Nunavik young offenders sometimes housed in Montreal hotels: MNA

“We are talking about young dangerous criminals”

By JANE GEORGE

The Liberal public security critic recently raised concerns about the lack of services for violent young offenders from Nunavik in Quebec's National Assembly, shown here.


The Liberal public security critic recently raised concerns about the lack of services for violent young offenders from Nunavik in Quebec’s National Assembly, shown here.

Violent youth offenders from Nunavik have been staying for more than three weeks at hotels in Dorval, due to overcrowding at provincial facilities.

That’s the troubling situation raised April 16 in Quebec’s National Assembly by Robert Poëti, the Liberal public security critic.

“The usual procedure for these young people accused of major crimes is to be transferred to two specialized centres in Montreal,” Poëti said. Those centres are Batshaw Youth and Family Centres and the Cité-des-Prairies youth detention centre.

But these two facilities are overcrowded and now “the government has found an alternative,” he said.

The alternative is to temporarily house youth offenders in a hotel, sometimes for more than three weeks.

“We are talking about young dangerous criminals. One is accused of killing a woman and another of aggravated sexual assault,” he said. “These young offenders live alongside customers and tourists in a hotel in Dorval.”

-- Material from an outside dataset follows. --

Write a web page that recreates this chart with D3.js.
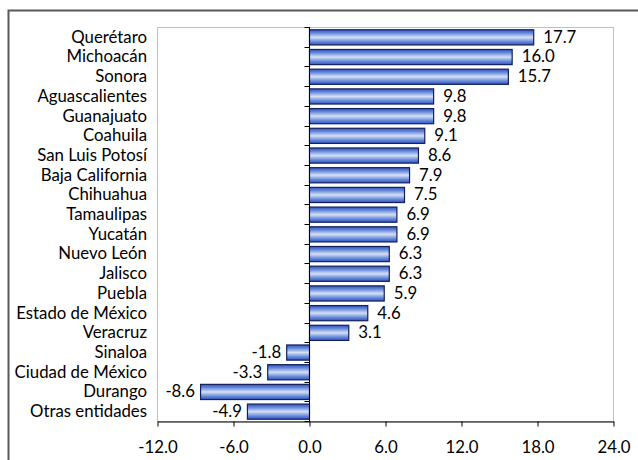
<!DOCTYPE html>
<html>
<head>
<meta charset="utf-8">
<script src="https://cdn.jsdelivr.net/npm/d3@7"></script>
<style>
  html, body { margin: 0; padding: 0; background: #fff; }
  svg { display: block; }
  text { font-family: Lato, "Open Sans", sans-serif; fill: #000; }
</style>
</head>
<body>
<svg id="chart" width="638" height="460"></svg>
<script>
const categories = ["Querétaro", "Michoacán", "Sonora", "Aguascalientes", "Guanajuato", "Coahuila",
  "San Luis Potosí", "Baja California", "Chihuahua", "Tamaulipas", "Yucatán", "Nuevo León",
  "Jalisco", "Puebla", "Estado de México", "Veracruz", "Sinaloa", "Ciudad de México", "Durango",
  "Otras entidades"];
const values = [17.7, 16.0, 15.7, 9.8, 9.8, 9.1, 8.6, 7.9, 7.5, 6.9, 6.9, 6.3, 6.3, 5.9, 4.6, 3.1,
  -1.8, -3.3, -8.6, -4.9];
const xTicks = [-12, -6, 0, 6, 12, 18, 24];

const data = categories.map((c, i) => ({ cat: c, val: values[i] }));
const fmt = v => d3.format(".1f")(v).replace("\u2212", "-");

const svg = d3.select("#chart");
const pL = 157, pR = 613, pT = 27, pB = 421;
const fs = "16.8px";

// outer frame
svg.append("path")
  .attr("d", `M8.5,460 V10.5 H638`)
  .attr("fill", "none").attr("stroke", "#595959").attr("stroke-width", 2);

// plot area border
svg.append("rect")
  .attr("x", pL + 0.5).attr("y", pT + 0.5)
  .attr("width", pR - pL).attr("height", pB - pT)
  .attr("fill", "#fff").attr("stroke", "#bfbfbf").attr("stroke-width", 1);

const x = d3.scaleLinear().domain([xTicks[0], xTicks[xTicks.length - 1]]).range([pL, pR]);
const y = d3.scaleBand().domain(categories).range([pT, pB]).paddingInner(0.23).paddingOuter(0.115);

// gradient
const defs = svg.append("defs");
const grad = defs.append("linearGradient").attr("id", "barGrad")
  .attr("x1", 0).attr("y1", 0).attr("x2", 0).attr("y2", 1);
[[0, "#2f55c4"], [0.2, "#6285d8"], [0.5, "#d5e0f6"], [0.8, "#6285d8"], [1, "#2f55c4"]]
  .forEach(([o, c]) => grad.append("stop").attr("offset", o).attr("stop-color", c));

// bars
svg.append("g").selectAll("rect").data(data).join("rect")
  .attr("x", d => Math.min(x(0), x(d.val)) + 0.5)
  .attr("y", d => y(d.cat) + 0.5)
  .attr("width", d => Math.abs(x(d.val) - x(0)))
  .attr("height", y.bandwidth())
  .attr("fill", "url(#barGrad)")
  .attr("stroke", "#14205a").attr("stroke-width", 1.2);

// value labels
svg.append("g").selectAll("text").data(data).join("text")
  .attr("x", d => d.val >= 0 ? x(d.val) + 10 : x(d.val) - 5)
  .attr("y", d => y(d.cat) + y.bandwidth() / 2)
  .attr("dy", "0.35em")
  .attr("text-anchor", d => d.val >= 0 ? "start" : "end")
  .style("font-size", fs)
  .text(d => fmt(d.val));

// category labels
svg.append("g").selectAll("text").data(data).join("text")
  .attr("x", 147)
  .attr("y", d => y(d.cat) + y.bandwidth() / 2)
  .attr("dy", "0.35em")
  .attr("text-anchor", "end")
  .style("font-size", fs)
  .text(d => d.cat);

// zero axis with category boundary ticks
const bounds = d3.range(categories.length + 1).map(i => pT + i * (pB - pT) / categories.length);
const zx = Math.round(x(0)) + 0.5;
const zg = svg.append("g");
zg.append("line")
  .attr("x1", zx).attr("x2", zx)
  .attr("y1", pT).attr("y2", pB)
  .attr("stroke", "#000").attr("stroke-width", 1);
zg.selectAll("line.t").data(bounds).join("line").attr("class", "t")
  .attr("x1", zx - 5).attr("x2", zx)
  .attr("y1", d => Math.round(d) + 0.5).attr("y2", d => Math.round(d) + 0.5)
  .attr("stroke", "#000").attr("stroke-width", 1);

// bottom axis
const xAxis = d3.axisBottom(x).tickValues(xTicks).tickFormat(fmt).tickSizeInner(5).tickSizeOuter(0).tickPadding(15);
const ag = svg.append("g").attr("transform", `translate(0.5,${pB + 0.5})`).call(xAxis);
ag.select(".domain").attr("stroke", "#000");
ag.selectAll(".tick line").attr("stroke", "#000");
ag.selectAll(".tick text").style("font-size", fs).style("font-family", "Lato, 'Open Sans', sans-serif").attr("fill", "#000");
</script>
</body>
</html>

Poëti said the lack of resources is affecting public safety.

“The presence of such people in a hotel is highly disturbing and poses a security problem for users of the hotel, in addition to increasing their risk of escape, not to mention the costs associated with this exercise.”

While the youth were at the hotel, they were under 24-hour guard and ate take-out food from restaurants.

After Poëti spoke, Quebec’s minister of public security, Stéphane Bergeron, first said he would look into the matter.

But shortly afterwards, he said that because the youth were under 18, they fall under the responsibility of the minister of social services youth protection, Véronique Hivon, who recently visited Nunavik with a group from Quebec City.

During that trip, Nunavik health and social services officials lobbied for more and better local infrastructure as well as increased training for Inuit.

A specialized youth detention centre is among Nunavik’s needs, Tulattavik health centre program director Michel Boileau said.

Right now, the seven to ten Nunavik youth who need to be in detention compete for only 36 beds for all English-speaking youth in Quebec at the two Montreal youth detention centres.

That’s why some of the young offenders, at different times, ended up in hotels, Boileau said.

And when they do manage to land a bed at either of the youth detention centres in Montreal, it’s hard because they have no contact with Inuit culture.

“It’s not the same approach at all,” he said.

The goal is to build a youth detention centre in a Nunavik community, with a population of at least 1,000, to ensure enough local workers for the centre, he said.

When Salluit’s multi-million-dollar Sapummivik youth rehabilitation centre opened in 1999, it was also intended to serve as a youth detention unit.

The centre was built with four high-security beds for youth requiring 24-7 supervision and isolation.

Then, it closed down due to a lack of staff in 2008.

The centre has re-opened, but its 14 beds are now devoted to less troubled youth, because of the lack of trained staff “and the fact that the staff members were afraid of the youngsters,” said a 2006 report on the state of youth protection services in communities along Nunavik’s Ungava Bay.

That’s why girls and other boys from Nunavik who fall under the Youth Criminal Justice Act now go to Montreal or the Abitibi region.